To design SCORM-compliant learning material with Whatfix, start by creating a Whatfix Flow—our version of a walk-through that displays as a step-by-step overlay for web applications. In the following GIF, see how the purple pop-ups created with Whatfix guide users through a Salesforce training:

whatfix-editor-for-custom-tooltop-design

Once you have a piece of training content you’re happy with, you can convert it into a variety of formats. Whatfix can automatically turn a walk-through like this one into a video, a PDF, and a slideshow to use for training across your enterprise.

2. Export eLearning Content as a SCORM Package and Integrate with Your LMS

Our in-app guidance tool conforms to SCORM 1.2, which allows you to export a slideshow of your walk-through for LMS integration. Exporting your training material as a SCORM package just takes a simple click from the Whatfix dashboard

When you choose to export your walk-through as a SCORM package, a couple of things happen on the back end:

  • Our authoring tool puts together a SCORM ZIP file that contains all the images, code, text, and other content that make up your training material.
  • In addition to separating files so they adhere to SCORM guidelines, we add the XML files that connect to an LMS API and communicate all the technical details about your training material.

Once you have the SCORM package, you’ll be able to upload it directly to your SCORM-compliant LMS. When you integrate a Whatfix walk-through to a SCORM 1.2-compliant LMS like Moodle, the most you’ll need to do is review the training material to ensure that steps appear in the right order.

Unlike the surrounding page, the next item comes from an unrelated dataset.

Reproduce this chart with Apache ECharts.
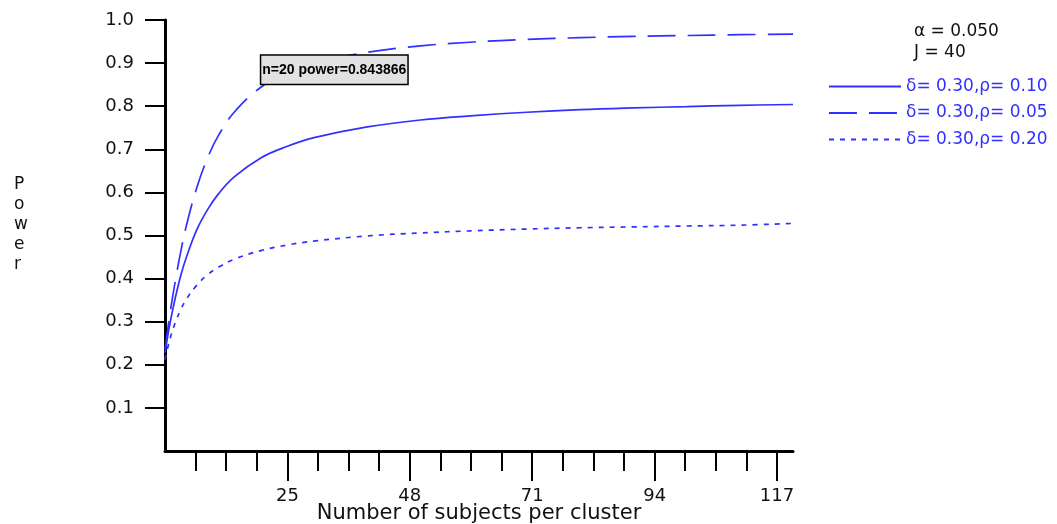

Once that’s done, your interactive walkthrough will be in your LMS and ready for distribution. This GIF shows how a Whatfix Flow for ServiceNow training would appear within Moodle, how employees would interact with it, and how progress is tracked:

scorm-compliant-flow-example-whatfix
Conclusion: Simplify Your LMS with Whatfix's SCORM-Compliant Authoring Tool

With the right DAP, SCORM-compliant content helps you modernize traditional static training materials. Instead of trying to drive adoption with standard text-based courses, real-time interactive walkthroughs make it easier for users to understand new systems and complete their training programs.

Whatfix LMS integrations will maximize your productivity and help you limit complexity as you introduce new L&D programs and training materials.